Aluminium definitely needs to be recycled and currently used alumiun beverage cans (UBCs) are being recycled largely. Recycling of a single Aluminium beverage can is said to save sufficient amount of energy that can run a television set for 3 h. Most of the recycled Aluminium is used to make new cans, which can return to the grocer's shelf in less than 60 days of being collected. Aluminium can be recycled ‘n’ number of times and the recycling process does not in anyway diminish the quality or properties of Aluminium. The recycling process utilizes just 5% of the energy needed to produce new Aluminium and just 5% of greenhouse gases are emitted. Hence around 75% of Aluminium ever produced is still being used today.

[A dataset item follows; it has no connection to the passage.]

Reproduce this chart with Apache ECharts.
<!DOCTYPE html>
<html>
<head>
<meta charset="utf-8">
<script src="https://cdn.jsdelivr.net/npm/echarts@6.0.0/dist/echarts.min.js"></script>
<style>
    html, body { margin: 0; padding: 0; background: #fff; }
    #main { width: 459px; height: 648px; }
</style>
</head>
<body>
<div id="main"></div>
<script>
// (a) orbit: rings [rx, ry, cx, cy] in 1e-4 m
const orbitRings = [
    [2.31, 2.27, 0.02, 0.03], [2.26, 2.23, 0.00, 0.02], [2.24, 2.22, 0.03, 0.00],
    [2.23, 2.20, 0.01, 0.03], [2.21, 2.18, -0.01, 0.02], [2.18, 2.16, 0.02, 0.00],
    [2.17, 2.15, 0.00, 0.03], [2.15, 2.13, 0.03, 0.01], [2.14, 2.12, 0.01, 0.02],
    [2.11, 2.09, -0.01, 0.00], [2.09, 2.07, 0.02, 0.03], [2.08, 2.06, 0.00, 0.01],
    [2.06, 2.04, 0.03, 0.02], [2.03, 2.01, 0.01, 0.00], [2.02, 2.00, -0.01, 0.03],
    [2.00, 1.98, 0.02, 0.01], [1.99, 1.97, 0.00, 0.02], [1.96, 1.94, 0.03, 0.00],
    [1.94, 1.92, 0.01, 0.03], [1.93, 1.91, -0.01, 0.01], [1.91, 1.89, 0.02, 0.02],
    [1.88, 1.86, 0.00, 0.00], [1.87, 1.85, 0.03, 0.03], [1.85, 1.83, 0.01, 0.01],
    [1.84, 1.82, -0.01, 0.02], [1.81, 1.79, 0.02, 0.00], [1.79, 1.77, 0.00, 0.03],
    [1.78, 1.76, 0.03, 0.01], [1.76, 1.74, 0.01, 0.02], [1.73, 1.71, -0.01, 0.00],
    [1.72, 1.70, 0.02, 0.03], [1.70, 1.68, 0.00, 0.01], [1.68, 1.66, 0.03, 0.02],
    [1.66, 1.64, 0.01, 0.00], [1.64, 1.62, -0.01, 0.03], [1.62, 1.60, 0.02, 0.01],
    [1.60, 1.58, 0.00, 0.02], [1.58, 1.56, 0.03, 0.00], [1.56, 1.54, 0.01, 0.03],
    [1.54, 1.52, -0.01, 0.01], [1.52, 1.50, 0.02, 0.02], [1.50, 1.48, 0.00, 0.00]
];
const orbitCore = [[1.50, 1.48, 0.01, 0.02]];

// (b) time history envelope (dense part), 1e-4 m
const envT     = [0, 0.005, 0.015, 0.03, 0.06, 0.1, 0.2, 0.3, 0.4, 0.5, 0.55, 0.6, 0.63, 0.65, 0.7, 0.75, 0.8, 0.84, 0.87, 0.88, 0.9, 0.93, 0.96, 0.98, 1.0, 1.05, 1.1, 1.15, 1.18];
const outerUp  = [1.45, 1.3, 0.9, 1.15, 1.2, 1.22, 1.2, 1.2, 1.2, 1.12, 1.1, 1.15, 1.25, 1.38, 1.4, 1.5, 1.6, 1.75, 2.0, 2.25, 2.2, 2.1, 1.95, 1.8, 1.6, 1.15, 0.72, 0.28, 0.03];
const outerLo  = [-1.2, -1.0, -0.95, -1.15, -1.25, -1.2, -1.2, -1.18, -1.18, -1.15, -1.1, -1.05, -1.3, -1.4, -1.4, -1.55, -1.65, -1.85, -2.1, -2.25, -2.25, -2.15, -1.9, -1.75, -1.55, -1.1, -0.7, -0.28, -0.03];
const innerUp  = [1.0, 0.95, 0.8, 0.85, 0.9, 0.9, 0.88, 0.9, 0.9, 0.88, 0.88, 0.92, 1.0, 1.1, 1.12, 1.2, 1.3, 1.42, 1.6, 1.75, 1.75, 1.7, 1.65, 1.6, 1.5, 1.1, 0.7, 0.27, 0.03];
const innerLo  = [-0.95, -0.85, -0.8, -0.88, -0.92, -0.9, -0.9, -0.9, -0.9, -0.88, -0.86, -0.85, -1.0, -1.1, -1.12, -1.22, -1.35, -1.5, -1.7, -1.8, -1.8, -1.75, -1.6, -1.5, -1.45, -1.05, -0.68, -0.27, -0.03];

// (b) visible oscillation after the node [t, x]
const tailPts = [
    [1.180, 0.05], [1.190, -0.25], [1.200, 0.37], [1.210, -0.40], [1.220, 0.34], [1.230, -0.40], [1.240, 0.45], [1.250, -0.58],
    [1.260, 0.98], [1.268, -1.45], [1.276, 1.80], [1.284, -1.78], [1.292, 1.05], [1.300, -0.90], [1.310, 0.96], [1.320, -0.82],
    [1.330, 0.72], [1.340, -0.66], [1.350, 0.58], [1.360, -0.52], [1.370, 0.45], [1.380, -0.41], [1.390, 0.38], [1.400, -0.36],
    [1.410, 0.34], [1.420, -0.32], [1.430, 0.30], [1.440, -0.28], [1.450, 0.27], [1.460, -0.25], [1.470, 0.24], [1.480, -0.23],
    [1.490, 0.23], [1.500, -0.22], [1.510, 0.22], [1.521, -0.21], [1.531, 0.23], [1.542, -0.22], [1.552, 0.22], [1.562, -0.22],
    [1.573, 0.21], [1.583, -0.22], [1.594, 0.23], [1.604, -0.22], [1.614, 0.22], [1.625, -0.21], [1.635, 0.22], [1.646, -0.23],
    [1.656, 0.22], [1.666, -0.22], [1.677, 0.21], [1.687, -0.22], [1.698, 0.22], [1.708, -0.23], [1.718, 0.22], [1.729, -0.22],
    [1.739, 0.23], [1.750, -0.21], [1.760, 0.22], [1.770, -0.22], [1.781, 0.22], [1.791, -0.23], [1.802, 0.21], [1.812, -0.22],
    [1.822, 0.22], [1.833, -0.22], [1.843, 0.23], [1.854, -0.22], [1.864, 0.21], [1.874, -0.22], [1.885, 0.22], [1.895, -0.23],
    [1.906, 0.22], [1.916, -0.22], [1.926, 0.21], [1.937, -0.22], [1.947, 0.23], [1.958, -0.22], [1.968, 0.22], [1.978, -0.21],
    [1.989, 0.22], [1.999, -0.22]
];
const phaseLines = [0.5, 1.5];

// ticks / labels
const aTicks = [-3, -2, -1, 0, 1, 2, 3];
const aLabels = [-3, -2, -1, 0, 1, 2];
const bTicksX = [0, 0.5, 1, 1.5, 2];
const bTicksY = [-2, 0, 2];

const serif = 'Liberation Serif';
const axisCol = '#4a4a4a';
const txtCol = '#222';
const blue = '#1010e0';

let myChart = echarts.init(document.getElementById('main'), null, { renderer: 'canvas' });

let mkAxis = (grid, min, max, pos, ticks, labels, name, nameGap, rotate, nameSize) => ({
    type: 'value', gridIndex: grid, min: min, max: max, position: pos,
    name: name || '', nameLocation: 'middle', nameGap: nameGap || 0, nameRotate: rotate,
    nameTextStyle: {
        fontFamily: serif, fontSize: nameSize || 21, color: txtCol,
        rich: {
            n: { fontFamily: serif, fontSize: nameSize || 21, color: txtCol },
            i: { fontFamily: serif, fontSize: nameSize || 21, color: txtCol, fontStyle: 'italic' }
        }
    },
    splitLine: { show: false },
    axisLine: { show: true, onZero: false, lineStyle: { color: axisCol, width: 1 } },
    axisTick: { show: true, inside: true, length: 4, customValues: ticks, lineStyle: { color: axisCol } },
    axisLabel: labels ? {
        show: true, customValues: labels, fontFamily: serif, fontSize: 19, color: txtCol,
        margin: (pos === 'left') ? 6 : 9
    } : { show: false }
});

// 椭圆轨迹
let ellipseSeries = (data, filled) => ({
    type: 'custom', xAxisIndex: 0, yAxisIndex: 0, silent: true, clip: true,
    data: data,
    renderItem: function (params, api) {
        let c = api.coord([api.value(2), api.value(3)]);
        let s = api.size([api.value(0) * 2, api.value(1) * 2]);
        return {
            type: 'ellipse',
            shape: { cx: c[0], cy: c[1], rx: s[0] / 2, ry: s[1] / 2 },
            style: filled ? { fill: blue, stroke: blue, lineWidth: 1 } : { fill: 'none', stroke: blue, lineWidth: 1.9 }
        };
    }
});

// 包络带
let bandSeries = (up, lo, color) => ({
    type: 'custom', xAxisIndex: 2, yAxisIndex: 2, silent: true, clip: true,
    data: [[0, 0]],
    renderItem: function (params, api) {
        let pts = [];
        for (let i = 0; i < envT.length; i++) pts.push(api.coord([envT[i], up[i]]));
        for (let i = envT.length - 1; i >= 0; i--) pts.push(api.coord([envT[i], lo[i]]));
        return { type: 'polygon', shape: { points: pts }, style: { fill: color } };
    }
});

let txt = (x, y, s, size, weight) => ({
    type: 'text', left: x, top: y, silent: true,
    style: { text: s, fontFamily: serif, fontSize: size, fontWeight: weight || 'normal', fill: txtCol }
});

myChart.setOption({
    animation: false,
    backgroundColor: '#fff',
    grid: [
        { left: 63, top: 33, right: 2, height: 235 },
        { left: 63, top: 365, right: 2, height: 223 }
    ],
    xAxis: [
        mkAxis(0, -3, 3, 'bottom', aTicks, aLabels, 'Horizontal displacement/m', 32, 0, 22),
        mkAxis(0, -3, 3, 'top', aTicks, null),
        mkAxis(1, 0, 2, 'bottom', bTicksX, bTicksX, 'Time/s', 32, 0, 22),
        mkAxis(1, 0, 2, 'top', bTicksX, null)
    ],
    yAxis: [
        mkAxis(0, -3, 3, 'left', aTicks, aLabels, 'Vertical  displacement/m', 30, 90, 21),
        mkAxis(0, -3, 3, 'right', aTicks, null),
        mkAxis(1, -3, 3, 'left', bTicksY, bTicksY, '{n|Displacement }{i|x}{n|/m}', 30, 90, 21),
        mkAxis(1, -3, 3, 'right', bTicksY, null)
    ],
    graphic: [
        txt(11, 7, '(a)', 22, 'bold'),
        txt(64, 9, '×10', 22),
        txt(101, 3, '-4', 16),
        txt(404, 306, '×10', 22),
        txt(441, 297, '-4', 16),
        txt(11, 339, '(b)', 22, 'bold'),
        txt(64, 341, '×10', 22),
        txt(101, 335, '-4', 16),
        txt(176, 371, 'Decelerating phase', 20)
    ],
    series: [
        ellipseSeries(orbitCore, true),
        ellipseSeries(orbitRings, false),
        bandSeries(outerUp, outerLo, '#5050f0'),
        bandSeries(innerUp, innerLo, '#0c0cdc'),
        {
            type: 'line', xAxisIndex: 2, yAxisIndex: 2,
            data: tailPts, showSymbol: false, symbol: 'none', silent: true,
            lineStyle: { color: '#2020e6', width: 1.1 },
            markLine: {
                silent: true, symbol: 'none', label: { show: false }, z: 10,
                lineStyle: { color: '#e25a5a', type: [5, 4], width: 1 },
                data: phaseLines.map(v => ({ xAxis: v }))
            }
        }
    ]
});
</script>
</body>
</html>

Recycling of used beverage cans follow the following steps:

  • Firstly, bales of UBCs are shredded ensuring that smelters do not receive trapped liquid and easy separation of large-sized impurities is done.
  • Secondly magnetic separation is done wherein iron-containing contaminants are removed.
  • Thirdly mechanical separation is done wherein denser contaminants such as zinc, lead, stainless steel and high-nickel iron are removed.
  • Additional processing include delacquering wherein cans are brought to temperatures just below melting, which is required in order to remove organic contaminants.
  • Thermomechanical separation includes further breakdown of lid alloy pieces and different alloys are separated by a filter.
  • Separate processing of the body materials and lid is done by melting the UBCs into ingots, removing the impurities as skim, which is then treated to increase the recovery of Aluminium.

The recycling process can be improved by separating iron-zirconium particles based on density. The amount of new scrap remelted can be reduced. A more efficient shape such as square or rectangular prism can be adopted.

Applications of Recycled Aluminium

Recycled Aluminium can be used for the same applications that virgin Aluminium is used. Recycled Aluminium is used in transportation equipment, packaging and containers, durable goods and construction materials.